## Your task
Leave out the pictures, and return only the lines running from the one that contains "Generate a web" to the one that contains "const fonte = 'Liberation", both included, exactly as they appear.

## The records
— Begin —

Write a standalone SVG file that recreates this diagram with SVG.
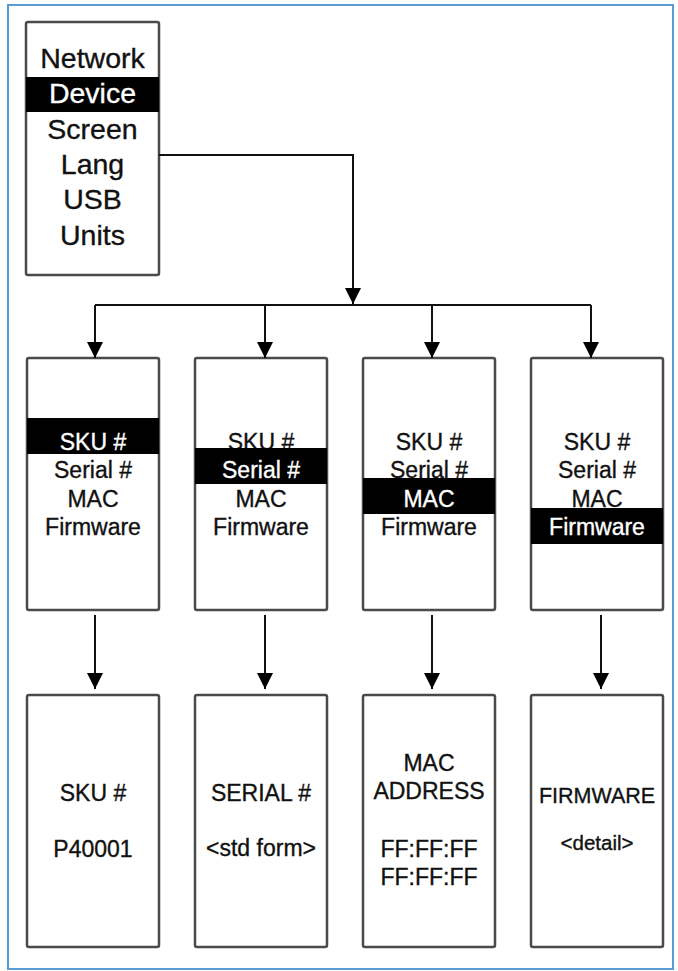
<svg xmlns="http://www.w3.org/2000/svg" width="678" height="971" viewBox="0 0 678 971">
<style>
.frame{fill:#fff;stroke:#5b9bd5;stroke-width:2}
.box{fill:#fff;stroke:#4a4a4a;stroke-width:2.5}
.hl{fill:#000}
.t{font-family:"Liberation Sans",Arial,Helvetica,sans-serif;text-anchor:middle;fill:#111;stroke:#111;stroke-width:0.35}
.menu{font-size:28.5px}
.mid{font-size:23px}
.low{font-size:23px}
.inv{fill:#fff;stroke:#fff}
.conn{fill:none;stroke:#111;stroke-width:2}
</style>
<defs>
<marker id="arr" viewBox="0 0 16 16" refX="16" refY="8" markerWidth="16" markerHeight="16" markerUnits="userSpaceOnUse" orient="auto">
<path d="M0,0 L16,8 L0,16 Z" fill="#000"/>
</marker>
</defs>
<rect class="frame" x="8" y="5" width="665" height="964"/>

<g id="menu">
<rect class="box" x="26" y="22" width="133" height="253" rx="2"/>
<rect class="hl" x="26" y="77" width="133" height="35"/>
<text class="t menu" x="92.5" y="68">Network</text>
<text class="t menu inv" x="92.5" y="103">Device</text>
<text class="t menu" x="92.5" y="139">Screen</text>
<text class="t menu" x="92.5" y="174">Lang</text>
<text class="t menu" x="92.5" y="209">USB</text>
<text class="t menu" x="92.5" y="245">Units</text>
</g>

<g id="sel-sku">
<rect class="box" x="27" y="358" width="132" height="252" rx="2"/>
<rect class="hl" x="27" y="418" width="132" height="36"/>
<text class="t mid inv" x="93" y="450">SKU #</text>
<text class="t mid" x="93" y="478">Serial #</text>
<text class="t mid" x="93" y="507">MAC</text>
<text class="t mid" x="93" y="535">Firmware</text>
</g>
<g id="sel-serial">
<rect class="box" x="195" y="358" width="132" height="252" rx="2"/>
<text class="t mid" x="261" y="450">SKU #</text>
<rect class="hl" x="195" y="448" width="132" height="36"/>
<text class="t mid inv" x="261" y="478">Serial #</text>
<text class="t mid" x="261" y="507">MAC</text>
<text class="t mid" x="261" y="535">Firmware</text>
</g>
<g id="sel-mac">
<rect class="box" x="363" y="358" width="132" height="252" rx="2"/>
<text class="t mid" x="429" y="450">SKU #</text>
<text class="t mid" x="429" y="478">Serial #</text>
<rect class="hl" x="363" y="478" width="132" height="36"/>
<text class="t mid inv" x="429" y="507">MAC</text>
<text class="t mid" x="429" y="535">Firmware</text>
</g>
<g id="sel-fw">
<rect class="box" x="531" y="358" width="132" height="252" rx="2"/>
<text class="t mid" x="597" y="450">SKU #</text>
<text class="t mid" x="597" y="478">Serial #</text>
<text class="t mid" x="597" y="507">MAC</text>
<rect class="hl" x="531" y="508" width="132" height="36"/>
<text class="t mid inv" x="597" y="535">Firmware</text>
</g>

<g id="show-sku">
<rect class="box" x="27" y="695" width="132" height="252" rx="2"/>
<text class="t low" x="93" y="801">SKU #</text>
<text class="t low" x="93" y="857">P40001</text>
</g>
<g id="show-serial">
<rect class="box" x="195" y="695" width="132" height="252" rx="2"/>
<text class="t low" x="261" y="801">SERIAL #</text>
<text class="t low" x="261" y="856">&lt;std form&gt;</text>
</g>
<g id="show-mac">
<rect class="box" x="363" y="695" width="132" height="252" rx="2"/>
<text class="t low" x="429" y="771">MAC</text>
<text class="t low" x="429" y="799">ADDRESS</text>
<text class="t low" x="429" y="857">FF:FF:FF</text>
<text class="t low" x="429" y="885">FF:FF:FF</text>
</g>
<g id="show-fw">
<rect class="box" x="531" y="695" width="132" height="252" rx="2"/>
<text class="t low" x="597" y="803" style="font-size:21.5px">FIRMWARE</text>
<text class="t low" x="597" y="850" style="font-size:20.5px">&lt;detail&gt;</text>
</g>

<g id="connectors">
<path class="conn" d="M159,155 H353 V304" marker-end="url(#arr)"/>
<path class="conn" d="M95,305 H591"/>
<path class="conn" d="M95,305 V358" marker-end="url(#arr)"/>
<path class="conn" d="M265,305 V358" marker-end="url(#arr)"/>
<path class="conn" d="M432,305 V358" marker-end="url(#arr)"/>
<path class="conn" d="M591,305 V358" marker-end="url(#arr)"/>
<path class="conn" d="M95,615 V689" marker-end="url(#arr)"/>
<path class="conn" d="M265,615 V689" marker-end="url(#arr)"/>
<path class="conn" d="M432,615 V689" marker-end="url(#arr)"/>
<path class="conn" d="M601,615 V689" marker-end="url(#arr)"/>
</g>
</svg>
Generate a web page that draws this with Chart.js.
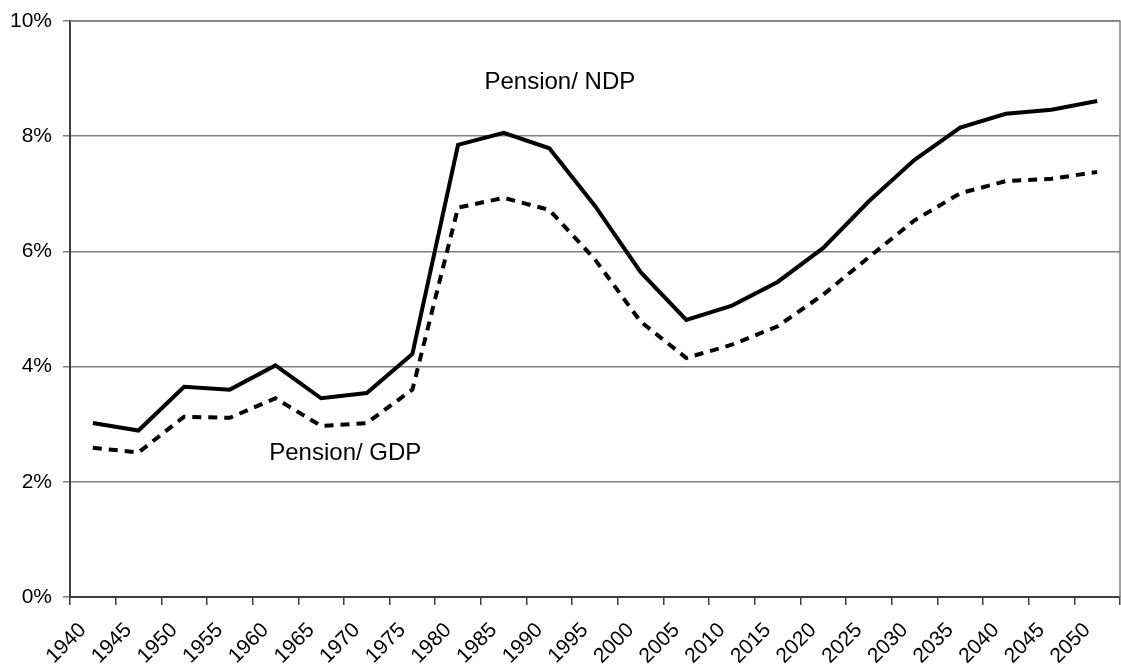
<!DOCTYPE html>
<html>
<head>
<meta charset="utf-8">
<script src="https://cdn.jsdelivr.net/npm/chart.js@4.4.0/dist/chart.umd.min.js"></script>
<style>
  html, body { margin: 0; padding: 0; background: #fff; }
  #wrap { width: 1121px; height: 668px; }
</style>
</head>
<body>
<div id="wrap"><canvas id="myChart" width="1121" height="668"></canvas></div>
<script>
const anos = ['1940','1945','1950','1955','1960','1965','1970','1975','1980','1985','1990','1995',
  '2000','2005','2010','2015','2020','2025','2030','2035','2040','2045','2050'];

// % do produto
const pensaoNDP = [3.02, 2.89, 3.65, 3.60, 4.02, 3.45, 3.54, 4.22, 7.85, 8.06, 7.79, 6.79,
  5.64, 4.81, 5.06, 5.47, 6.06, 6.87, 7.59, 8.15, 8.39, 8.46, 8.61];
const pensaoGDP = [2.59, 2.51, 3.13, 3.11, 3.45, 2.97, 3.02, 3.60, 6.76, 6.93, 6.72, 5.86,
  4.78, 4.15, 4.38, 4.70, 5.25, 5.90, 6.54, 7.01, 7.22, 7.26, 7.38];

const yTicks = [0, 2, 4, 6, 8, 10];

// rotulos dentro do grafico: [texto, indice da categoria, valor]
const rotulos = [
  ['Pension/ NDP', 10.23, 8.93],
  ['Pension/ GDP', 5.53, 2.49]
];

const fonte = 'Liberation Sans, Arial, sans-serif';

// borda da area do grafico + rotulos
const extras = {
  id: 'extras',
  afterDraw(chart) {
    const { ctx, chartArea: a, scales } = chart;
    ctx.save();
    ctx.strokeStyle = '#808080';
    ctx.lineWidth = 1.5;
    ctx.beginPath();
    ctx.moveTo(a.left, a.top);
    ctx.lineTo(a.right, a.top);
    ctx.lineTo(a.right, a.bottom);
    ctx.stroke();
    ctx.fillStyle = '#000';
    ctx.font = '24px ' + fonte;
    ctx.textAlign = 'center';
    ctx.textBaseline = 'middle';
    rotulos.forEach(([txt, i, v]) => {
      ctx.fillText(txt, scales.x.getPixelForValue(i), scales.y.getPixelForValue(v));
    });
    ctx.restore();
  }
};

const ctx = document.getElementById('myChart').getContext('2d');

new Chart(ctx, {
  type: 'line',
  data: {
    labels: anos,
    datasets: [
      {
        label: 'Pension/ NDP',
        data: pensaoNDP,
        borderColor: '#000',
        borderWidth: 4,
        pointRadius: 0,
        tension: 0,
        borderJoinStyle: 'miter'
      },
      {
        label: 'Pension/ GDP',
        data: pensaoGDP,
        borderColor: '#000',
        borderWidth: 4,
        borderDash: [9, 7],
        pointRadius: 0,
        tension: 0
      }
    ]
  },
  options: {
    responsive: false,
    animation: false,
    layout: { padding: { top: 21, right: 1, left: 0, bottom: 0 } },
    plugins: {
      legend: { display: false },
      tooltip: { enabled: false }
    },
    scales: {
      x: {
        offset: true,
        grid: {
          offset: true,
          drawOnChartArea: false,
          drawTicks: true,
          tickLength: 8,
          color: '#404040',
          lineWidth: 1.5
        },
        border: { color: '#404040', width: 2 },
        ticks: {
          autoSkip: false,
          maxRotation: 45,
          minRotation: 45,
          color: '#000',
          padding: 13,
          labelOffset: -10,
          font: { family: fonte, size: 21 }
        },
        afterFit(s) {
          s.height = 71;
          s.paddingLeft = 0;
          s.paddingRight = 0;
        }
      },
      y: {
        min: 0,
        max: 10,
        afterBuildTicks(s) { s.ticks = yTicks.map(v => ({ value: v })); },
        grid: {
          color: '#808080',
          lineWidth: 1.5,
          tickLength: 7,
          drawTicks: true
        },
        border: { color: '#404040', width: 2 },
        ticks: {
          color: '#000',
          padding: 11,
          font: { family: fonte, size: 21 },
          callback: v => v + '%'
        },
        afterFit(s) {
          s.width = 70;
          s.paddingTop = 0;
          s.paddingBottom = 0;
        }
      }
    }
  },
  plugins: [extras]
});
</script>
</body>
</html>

— End —

## Expected answer
Generate a web page that draws this with Chart.js.
<!DOCTYPE html>
<html>
<head>
<meta charset="utf-8">
<script src="https://cdn.jsdelivr.net/npm/chart.js@4.4.0/dist/chart.umd.min.js"></script>
<style>
  html, body { margin: 0; padding: 0; background: #fff; }
  #wrap { width: 1121px; height: 668px; }
</style>
</head>
<body>
<div id="wrap"><canvas id="myChart" width="1121" height="668"></canvas></div>
<script>
const anos = ['1940','1945','1950','1955','1960','1965','1970','1975','1980','1985','1990','1995',
  '2000','2005','2010','2015','2020','2025','2030','2035','2040','2045','2050'];

// % do produto
const pensaoNDP = [3.02, 2.89, 3.65, 3.60, 4.02, 3.45, 3.54, 4.22, 7.85, 8.06, 7.79, 6.79,
  5.64, 4.81, 5.06, 5.47, 6.06, 6.87, 7.59, 8.15, 8.39, 8.46, 8.61];
const pensaoGDP = [2.59, 2.51, 3.13, 3.11, 3.45, 2.97, 3.02, 3.60, 6.76, 6.93, 6.72, 5.86,
  4.78, 4.15, 4.38, 4.70, 5.25, 5.90, 6.54, 7.01, 7.22, 7.26, 7.38];

const yTicks = [0, 2, 4, 6, 8, 10];

// rotulos dentro do grafico: [texto, indice da categoria, valor]
const rotulos = [
  ['Pension/ NDP', 10.23, 8.93],
  ['Pension/ GDP', 5.53, 2.49]
];

const fonte = 'Liberation Sans, Arial, sans-serif';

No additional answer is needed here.